Las comunidades de Puerto Cachicamo, Puerto Nuevo, Nueva Colombia y la Tigra, recibieron a la comisión asturiana formando hileras de chicos y adultos desde el río, sonrientes y agradecidos vestían las camisetas verdes que los distinguen como defensores de los Derechos Humanos del Bajo Ariari. Aportaron decenas de testimonios del horror cotidiano y tuvieron el coraje de representarlo en una obra de teatro.

“A mi hijo Gilberto de 14 años, lo agarró la 7ª brigada cuando venía para la casa, lo bajaron del caballo y lo golpearon en la barriga, lo tiraron al piso y amagaron con degollarlo a machete, luego lo metieron al monte donde varios soldados lo violaron; la fiscalía no quiso averiguar y a mí me amenazaron para que me vaya” nos contó Armando M. quien teme por su vida y sufre porque su hijo se niega a salir de la casa.

A los campesinos Nelcy Ortiz y a su hijo Diomedes Losano los asesinó la infantería de marina el 2 de julio del 2008 en la vereda Angoleta.

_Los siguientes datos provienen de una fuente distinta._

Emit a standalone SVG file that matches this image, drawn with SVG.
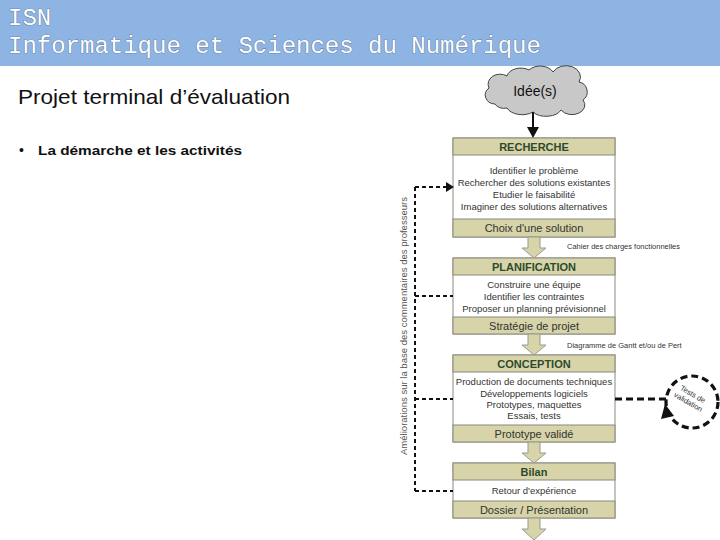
<svg xmlns="http://www.w3.org/2000/svg" width="720" height="540" viewBox="0 0 720 540">
<style>
.hdr{font-family:"Liberation Mono",monospace;font-size:24px;fill:#ffffff;stroke:#4f6482;stroke-width:0.7;paint-order:stroke}
.band{fill:#D6D4A8;stroke:#8a8a80;stroke-width:1}
.body{fill:#ffffff;stroke:#8a8a80;stroke-width:1}
.ttl{font-family:"Liberation Sans",Arial,sans-serif;font-weight:bold;font-size:11px;fill:#2E4A2E;text-anchor:middle}
.ln{font-family:"Liberation Sans",Arial,sans-serif;font-size:9.5px;fill:#333333;text-anchor:middle}
.ft{font-family:"Liberation Sans",Arial,sans-serif;font-size:11px;fill:#333333;text-anchor:middle}
.note{font-family:"Liberation Sans",Arial,sans-serif;font-size:7.5px;fill:#333333}
.blk{fill:#D6D4A8;stroke:#9a9a90;stroke-width:1}
.dash{fill:none;stroke:#111111;stroke-width:2;stroke-dasharray:4 3}
.dash2{fill:none;stroke:#111111;stroke-width:3.2;stroke-dasharray:7 4}
</style>
<rect x="0" y="0" width="720" height="66" fill="#8DB4E2"/>
<text class="hdr" x="8" y="25">ISN</text>
<text class="hdr" x="8" y="53">Informatique et Sciences du Numérique</text>
<text x="18" y="104" font-family="Liberation Sans,Arial,sans-serif" font-size="21" fill="#111" textLength="272" lengthAdjust="spacingAndGlyphs">Projet terminal d’évaluation</text>
<text x="19" y="155" font-family="Liberation Sans,Arial,sans-serif" font-size="14" fill="#111">•</text>
<text x="38" y="155" font-family="Liberation Sans,Arial,sans-serif" font-size="13.5" font-weight="bold" fill="#111" textLength="204" lengthAdjust="spacingAndGlyphs">La démarche et les activités</text>

<g id="idee">
<path d="M495,104 a10,9 0 0 1 -6,-16 a12,10 0 0 1 18,-12 a14,10 0 0 1 22,-6 a14,10 0 0 1 24,2 a14,11 0 0 1 26,10 a10,10 0 0 1 4,18 a12,9 0 0 1 -22,10 a16,10 0 0 1 -28,2 a16,10 0 0 1 -26,-4 a10,8 0 0 1 -12,-4 Z" fill="#C8C8C8" stroke="#444" stroke-width="1"/>
<text x="535" y="96" font-family="Liberation Sans,Arial,sans-serif" font-size="14" fill="#111" text-anchor="middle">Idée(s)</text>
</g>

<g id="recherche">
<rect class="body" x="453" y="138" width="162" height="99"/>
<rect class="band" x="453" y="138" width="162" height="17"/>
<rect class="band" x="453" y="219" width="162" height="18"/>
<text class="ttl" x="534" y="151">RECHERCHE</text>
<text class="ln" x="534" y="174">Identifier le problème</text>
<text class="ln" x="534" y="186">Rechercher des solutions existantes</text>
<text class="ln" x="534" y="198">Etudier le faisabilité</text>
<text class="ln" x="534" y="210">Imaginer des solutions alternatives</text>
<text class="ft" x="534" y="232">Choix d'une solution</text>
</g>

<g id="planification">
<rect class="body" x="453" y="258" width="162" height="76"/>
<rect class="band" x="453" y="258" width="162" height="17"/>
<rect class="band" x="453" y="317" width="162" height="17"/>
<text class="ttl" x="534" y="271">PLANIFICATION</text>
<text class="ln" x="534" y="288">Construire une équipe</text>
<text class="ln" x="534" y="300">Identifier les contraintes</text>
<text class="ln" x="534" y="312">Proposer un planning prévisionnel</text>
<text class="ft" x="534" y="330">Stratégie de projet</text>
</g>

<g id="conception">
<rect class="body" x="453" y="355" width="162" height="87"/>
<rect class="band" x="453" y="355" width="162" height="17"/>
<rect class="band" x="453" y="425" width="162" height="17"/>
<text class="ttl" x="534" y="368">CONCEPTION</text>
<text class="ln" x="534" y="385">Production de documents techniques</text>
<text class="ln" x="534" y="397">Développements logiciels</text>
<text class="ln" x="534" y="408">Prototypes, maquettes</text>
<text class="ln" x="534" y="419">Essais, tests</text>
<text class="ft" x="534" y="438">Prototype validé</text>
</g>

<g id="bilan">
<rect class="body" x="453" y="463" width="162" height="55"/>
<rect class="band" x="453" y="463" width="162" height="17"/>
<rect class="band" x="453" y="501" width="162" height="17"/>
<text class="ttl" x="534" y="476">Bilan</text>
<text class="ln" x="534" y="494">Retour d'expérience</text>
<text class="ft" x="534" y="514">Dossier / Présentation</text>
</g>

<g id="tests">
<circle class="dash2" cx="692" cy="402" r="26"/>
<polygon points="665,404 661,419 674,416" fill="#111"/>
<g transform="rotate(30 690 399)">
<text class="note" x="690" y="396" text-anchor="middle">Tests de</text>
<text class="note" x="690" y="405" text-anchor="middle">validation</text>
</g>
</g>

<g id="connectors">
<line x1="533" y1="112" x2="533" y2="128" stroke="#111" stroke-width="2"/>
<polygon points="527,127 539,127 533,138" fill="#111"/>
<polygon class="blk" points="528,237 540,237 540,248 546,248 534,258 522,248 528,248"/>
<polygon class="blk" points="528,334 540,334 540,345 546,345 534,355 522,345 528,345"/>
<polygon class="blk" points="528,442 540,442 540,453 546,453 534,463 522,453 528,453"/>
<polygon class="blk" points="528,518 540,518 540,529 546,529 534,540 522,529 528,529"/>
<text class="note" x="567" y="249">Cahier des charges fonctionnelles</text>
<text class="note" x="567" y="348">Diagramme de Gantt et/ou de Pert</text>
<path class="dash" d="M415,187 V491"/>
<path class="dash" d="M415,187 H447"/>
<polygon points="446,182 446,192 454,187" fill="#111"/>
<path class="dash" d="M415,296 H453"/>
<path class="dash" d="M415,399 H453"/>
<path class="dash" d="M415,491 H453"/>
<path class="dash2" d="M615,399 H666"/>
<text transform="rotate(-90 407 326)" x="407" y="326" font-family="Liberation Sans,Arial,sans-serif" font-size="9.5" fill="#555" text-anchor="middle" textLength="258" lengthAdjust="spacingAndGlyphs">Améliorations sur la base des commentaires des professeurs</text>
</g>
</svg>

Fueron tiroteados y destrozados, relata un familiar; los militares dijeron que había sido la guerrilla, “sabemos que no fue así, pero no nos atrevemos a ir hasta San José a preguntar por la investigación”. Temen a la infantería desplegada por el río y a los paramilitares de alias “Cuchillo”, que controlan la capital del Guaviare.

“A las mujeres el ejército nos golpea, por eso en vez de estar tranquilas le tenemos miedo cuando llega” dice Graciela, integrante de un comité de derechos humanos. “A mi casa llegó el 29 de marzo el batallón 52 de la contraguerrilla, sin identificación ni distintivos; se metieron a golpes y lo rompieron todo, buscan la lista de los que estamos en el comité de derechos humanos. A mis dos hijos los cogieron y los torturaron, ambos tuvieron que firmar constancias de buen trato al salir y les dijeron que se fueran de la región porque si los vuelven a ver, los pelan”.

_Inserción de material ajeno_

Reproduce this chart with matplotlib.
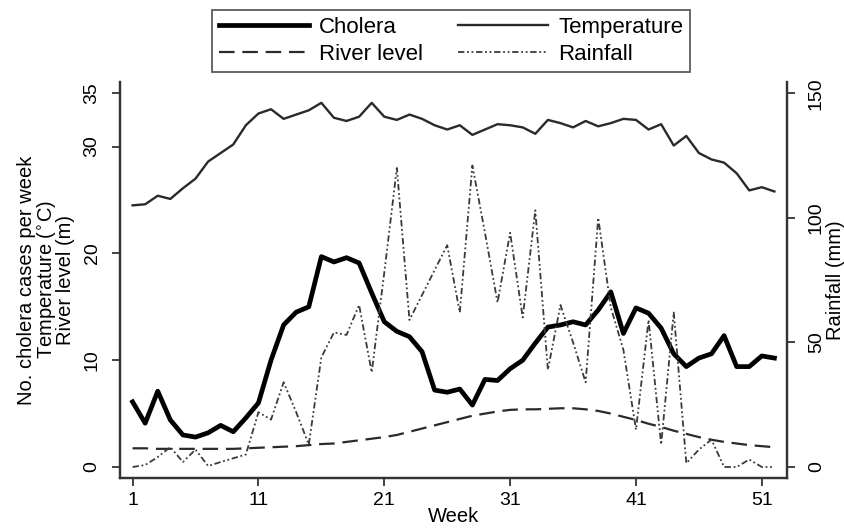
import matplotlib
matplotlib.use("Agg")
import matplotlib.pyplot as plt
import numpy as np

plt.rcParams['font.family'] = ['Liberation Sans', 'DejaVu Sans']

weeks = list(range(1, 53))

cholera = [6.1, 4.1, 7.1, 4.4, 3.0, 2.8, 3.2, 3.9, 3.3, 4.6,
           6.0, 10.0, 13.3, 14.5, 15.0, 19.7, 19.2, 19.6, 19.1, 16.3,
           13.6, 12.7, 12.2, 10.8, 7.2, 7.0, 7.3, 5.8, 8.2, 8.1,
           9.2, 10.0, 11.6, 13.1, 13.3, 13.6, 13.3, 14.7, 16.4, 12.5,
           14.9, 14.4, 13.0, 10.6, 9.4, 10.2, 10.6, 12.3, 9.4, 9.4,
           10.4, 10.2]

temperature = [24.5, 24.6, 25.4, 25.1, 26.1, 27.0, 28.6, 29.4, 30.2, 32.0,
               33.1, 33.5, 32.6, 33.0, 33.4, 34.1, 32.7, 32.4, 32.8, 34.1,
               32.8, 32.5, 33.0, 32.6, 32.0, 31.6, 32.0, 31.1, 31.6, 32.1,
               32.0, 31.8, 31.2, 32.5, 32.2, 31.8, 32.4, 31.9, 32.2, 32.6,
               32.5, 31.6, 32.1, 30.1, 31.0, 29.4, 28.8, 28.5, 27.5, 25.9,
               26.2, 25.8]

river_level = [1.75, 1.75, 1.7, 1.7, 1.7, 1.7, 1.7, 1.7, 1.7, 1.75,
               1.8, 1.85, 1.9, 1.95, 2.05, 2.15, 2.2, 2.35, 2.5, 2.65,
               2.8, 3.0, 3.3, 3.6, 3.9, 4.2, 4.5, 4.8, 5.0, 5.2,
               5.35, 5.4, 5.4, 5.45, 5.5, 5.5, 5.4, 5.25, 5.0, 4.7,
               4.4, 4.05, 3.75, 3.4, 3.1, 2.8, 2.55, 2.35, 2.2, 2.05,
               1.95, 1.85]

rainfall = [0, 0.8, 4, 8, 2, 7, 0.4, 2, 3.5, 5,
            22, 19, 34, 22, 9, 44, 54, 53, 65, 38,
            78, 120, 59, 69, 79, 89, 62, 121, 94, 66,
            94, 60, 103, 39, 65, 50, 34, 100, 64, 47,
            15, 59, 9, 62, 1.5, 7, 11, 0, 0, 3,
            0, 0]

xticks = [1, 11, 21, 31, 41, 51]
left_ticks = [0, 10, 20, 30, 35]
right_ticks = [0, 50, 100, 150]

fig = plt.figure(figsize=(8.45, 5.31), dpi=100)
ax = fig.add_axes([120/845, 1-478/531, (787-120)/845, (478-82)/531])
ax2 = ax.twinx()

axis_col = '#333333'
l1, = ax.plot(weeks, cholera, color='black', lw=3.4, solid_joinstyle='round', label='Cholera')
l2, = ax.plot(weeks, temperature, color='#2a2a2a', lw=1.7, label='Temperature')
l3, = ax.plot(weeks, river_level, color='#2a2a2a', lw=1.6, dashes=(7, 3.5), label='River level')
l4, = ax2.plot(weeks, rainfall, color='#3a3a3a', lw=1.3, dashes=(3.5, 1.5, 1, 1.5, 1, 1.5), label='Rainfall')

ax.set_xlim(0, 53)
ymin, ymax = -1.03, 36.05
ax.set_ylim(ymin, ymax)
ax2.set_ylim(ymin * 150/35, ymax * 150/35)

ax.set_xticks(xticks)
ax.set_yticks(left_ticks)
ax2.set_yticks(right_ticks)

for a in (ax, ax2):
    for s in a.spines.values():
        s.set_color(axis_col)
        s.set_linewidth(1.6)
    a.spines['top'].set_visible(False)

ax.tick_params(axis='x', colors=axis_col, labelcolor='black', length=6, width=1.3, labelsize=14, pad=4)
ax.tick_params(axis='y', colors=axis_col, labelcolor='black', length=6, width=1.3, labelsize=14, pad=8)
ax2.tick_params(axis='y', colors=axis_col, labelcolor='black', length=6, width=1.3, labelsize=14, pad=9)
for lab in ax.get_yticklabels():
    lab.set_rotation(90)
    lab.set_va('center')
for lab in ax2.get_yticklabels():
    lab.set_rotation(90)
    lab.set_va('center')

ax.set_xlabel('Week', fontsize=14.5, labelpad=-1)
ax.set_ylabel('No. cholera cases per week\nTemperature ($^{\\circ}$C)\nRiver level (m)',
              fontsize=14.5, linespacing=0.9, labelpad=6)
ax2.set_ylabel('Rainfall (mm)', fontsize=14.5, rotation=90, va='center', ha='center')
ax2.yaxis.set_label_coords((836-120)/667, 0.5)

leg = fig.legend(handles=[l1, l3, l2, l4], labels=['Cholera', 'River level', 'Temperature', 'Rainfall'],
                 ncol=2, loc='center', bbox_to_anchor=(451/845, 1-41/531),
                 fontsize=16, handlelength=4.05, columnspacing=1.6, handletextpad=0.45,
                 labelspacing=0.29, borderpad=0.3, borderaxespad=0, frameon=True, fancybox=False)
leg.get_frame().set_edgecolor('#333333')
leg.get_frame().set_linewidth(1.3)

fig.savefig('out.png', dpi=100)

Al caer la noche un hombre de tez negra se acerca y narra cómo la tropa comandada por el mayor Roldán y el suboficial Rodríguez llegó con violencia durante la erradicación de los cultivos de coca a su finca. Le dieron cinco minutos para salir de su casa, luego le prendieron fuego con todo adentro. Entre sollozos dice que en cinco minutos volvieron cenizas el fruto de una vida de trabajos. Le prohibieron volver, ahora recorre las tres callejuelas del puerto vendiendo dulces a los niños.

Mucho verde

El gobierno colombiano reconoció que el ejército ha ejecutado a muchos civiles y destituyó a veintisiete militares, incluidos tres generales, pero los atropellos continúan. “Es que hacer terrorismo es fácil, pero dar positivos es muy difícil”, explica el jefe la policía justificando los asesinatos y señalando la tronera que dejó en el techo de su estación una granada.

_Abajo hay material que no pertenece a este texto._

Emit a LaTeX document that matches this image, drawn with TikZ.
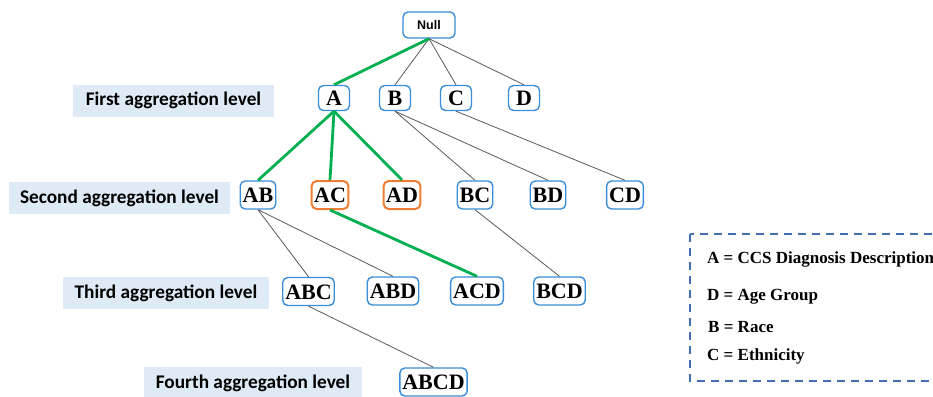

A pesar del miedo la vida bulle. Al verde del bosque se suman los verdes de los uniformes camuflados y el verde claro de los defensores de los derechos humanos, quienes esperan que sus denuncias obliguen al ejército a distinguir entre civiles y combatientes. Son parte de un movimiento nacional de víctimas que señala a la tropa y al gobierno de Uribe como responsables de “crímenes de Estado”.

El DC 3 se estremece en el viaje de regreso. Entre sus pasajeros viaja un loro que deambula por la cabina sobre una mujer enferma y un soldado herido, tirados en el suelo de la aeronave. Abajo la manigua se rompe con las extensiones sembradas en palma de aceite.

En la selva colombiana la violencia y la impunidad se repiten en ciclos contra los más pobres, como las crecidas de estos ríos enormes de aguas marrones que fluyen entre selvas hacia el Orinoco y el Amazonas.